### OBJECTIVE
Skip the pictures. Set down, word for word, the lines from the start of the material up to and including the line with "(cell) at (266,123)".
########################################
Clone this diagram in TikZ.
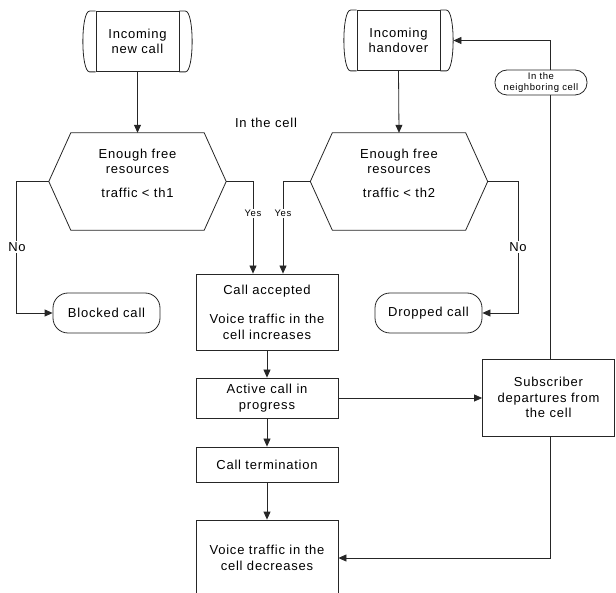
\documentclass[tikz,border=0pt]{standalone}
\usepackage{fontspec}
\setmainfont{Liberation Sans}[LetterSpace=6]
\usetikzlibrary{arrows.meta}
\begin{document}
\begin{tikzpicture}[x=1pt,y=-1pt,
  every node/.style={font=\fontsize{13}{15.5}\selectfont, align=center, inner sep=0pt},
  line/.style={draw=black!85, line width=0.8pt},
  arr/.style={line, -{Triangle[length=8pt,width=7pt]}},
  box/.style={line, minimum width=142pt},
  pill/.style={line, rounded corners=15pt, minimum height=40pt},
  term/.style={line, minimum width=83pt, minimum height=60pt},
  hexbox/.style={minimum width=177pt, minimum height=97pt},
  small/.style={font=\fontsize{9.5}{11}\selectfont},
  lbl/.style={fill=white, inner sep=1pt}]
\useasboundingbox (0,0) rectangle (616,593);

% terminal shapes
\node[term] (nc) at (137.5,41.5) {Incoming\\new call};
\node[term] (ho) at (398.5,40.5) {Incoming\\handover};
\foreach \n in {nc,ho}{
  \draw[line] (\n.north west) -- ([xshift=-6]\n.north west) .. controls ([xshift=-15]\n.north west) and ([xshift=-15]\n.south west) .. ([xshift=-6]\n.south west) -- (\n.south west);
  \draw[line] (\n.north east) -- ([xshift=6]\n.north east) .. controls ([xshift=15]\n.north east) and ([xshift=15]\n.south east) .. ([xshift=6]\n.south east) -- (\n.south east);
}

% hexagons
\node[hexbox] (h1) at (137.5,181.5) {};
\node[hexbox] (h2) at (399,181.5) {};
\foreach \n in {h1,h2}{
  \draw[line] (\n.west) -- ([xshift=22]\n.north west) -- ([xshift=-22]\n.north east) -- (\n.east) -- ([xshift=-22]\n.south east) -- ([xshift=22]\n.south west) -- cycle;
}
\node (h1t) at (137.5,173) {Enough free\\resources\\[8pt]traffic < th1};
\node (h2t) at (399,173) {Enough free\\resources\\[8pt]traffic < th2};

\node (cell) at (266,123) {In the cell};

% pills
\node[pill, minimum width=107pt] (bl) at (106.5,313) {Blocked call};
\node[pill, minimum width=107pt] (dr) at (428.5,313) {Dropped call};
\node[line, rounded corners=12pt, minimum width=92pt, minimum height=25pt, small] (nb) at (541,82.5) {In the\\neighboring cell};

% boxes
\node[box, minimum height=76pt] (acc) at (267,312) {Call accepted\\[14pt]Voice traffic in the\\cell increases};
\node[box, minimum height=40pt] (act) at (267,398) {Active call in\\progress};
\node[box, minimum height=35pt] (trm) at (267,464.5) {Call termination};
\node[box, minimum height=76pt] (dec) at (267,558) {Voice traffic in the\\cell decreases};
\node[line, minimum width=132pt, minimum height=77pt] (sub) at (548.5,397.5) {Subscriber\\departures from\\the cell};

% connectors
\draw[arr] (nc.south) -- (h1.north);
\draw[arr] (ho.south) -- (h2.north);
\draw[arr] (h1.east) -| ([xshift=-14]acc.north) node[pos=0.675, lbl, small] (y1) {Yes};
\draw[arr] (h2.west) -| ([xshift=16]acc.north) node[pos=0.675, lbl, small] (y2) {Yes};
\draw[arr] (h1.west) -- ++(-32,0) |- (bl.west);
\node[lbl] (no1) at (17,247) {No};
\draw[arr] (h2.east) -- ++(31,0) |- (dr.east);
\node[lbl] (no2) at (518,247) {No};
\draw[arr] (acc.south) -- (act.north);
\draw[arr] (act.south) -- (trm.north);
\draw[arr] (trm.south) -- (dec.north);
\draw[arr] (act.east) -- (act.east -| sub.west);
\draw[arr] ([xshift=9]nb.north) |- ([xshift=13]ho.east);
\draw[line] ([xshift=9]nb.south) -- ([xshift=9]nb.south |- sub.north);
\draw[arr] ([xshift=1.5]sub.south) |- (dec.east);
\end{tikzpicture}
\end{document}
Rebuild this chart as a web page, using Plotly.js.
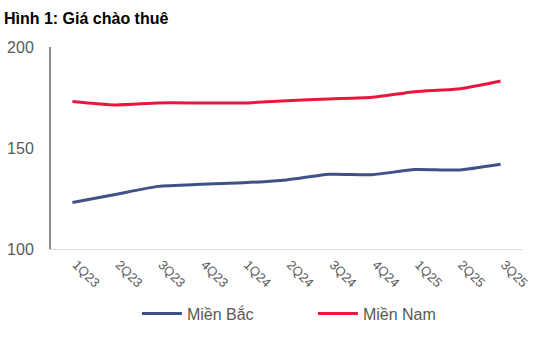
########################################
### OUTPUT OF THE EXERCISE
Clone this diagram in TikZ.
\documentclass[tikz,border=0pt]{standalone}
\usepackage{fontspec}
\setmainfont{Liberation Sans}[LetterSpace=6]
\usetikzlibrary{arrows.meta}
\begin{document}
\begin{tikzpicture}[x=1pt,y=-1pt,
  every node/.style={font=\fontsize{13}{15.5}\selectfont, align=center, inner sep=0pt},
  line/.style={draw=black!85, line width=0.8pt},
  arr/.style={line, -{Triangle[length=8pt,width=7pt]}},
  box/.style={line, minimum width=142pt},
  pill/.style={line, rounded corners=15pt, minimum height=40pt},
  term/.style={line, minimum width=83pt, minimum height=60pt},
  hexbox/.style={minimum width=177pt, minimum height=97pt},
  small/.style={font=\fontsize{9.5}{11}\selectfont},
  lbl/.style={fill=white, inner sep=1pt}]
\useasboundingbox (0,0) rectangle (616,593);

% terminal shapes
\node[term] (nc) at (137.5,41.5) {Incoming\\new call};
\node[term] (ho) at (398.5,40.5) {Incoming\\handover};
\foreach \n in {nc,ho}{
  \draw[line] (\n.north west) -- ([xshift=-6]\n.north west) .. controls ([xshift=-15]\n.north west) and ([xshift=-15]\n.south west) .. ([xshift=-6]\n.south west) -- (\n.south west);
  \draw[line] (\n.north east) -- ([xshift=6]\n.north east) .. controls ([xshift=15]\n.north east) and ([xshift=15]\n.south east) .. ([xshift=6]\n.south east) -- (\n.south east);
}

% hexagons
\node[hexbox] (h1) at (137.5,181.5) {};
\node[hexbox] (h2) at (399,181.5) {};
\foreach \n in {h1,h2}{
  \draw[line] (\n.west) -- ([xshift=22]\n.north west) -- ([xshift=-22]\n.north east) -- (\n.east) -- ([xshift=-22]\n.south east) -- ([xshift=22]\n.south west) -- cycle;
}
\node (h1t) at (137.5,173) {Enough free\\resources\\[8pt]traffic < th1};
\node (h2t) at (399,173) {Enough free\\resources\\[8pt]traffic < th2};

\node (cell) at (266,123) {In the cell};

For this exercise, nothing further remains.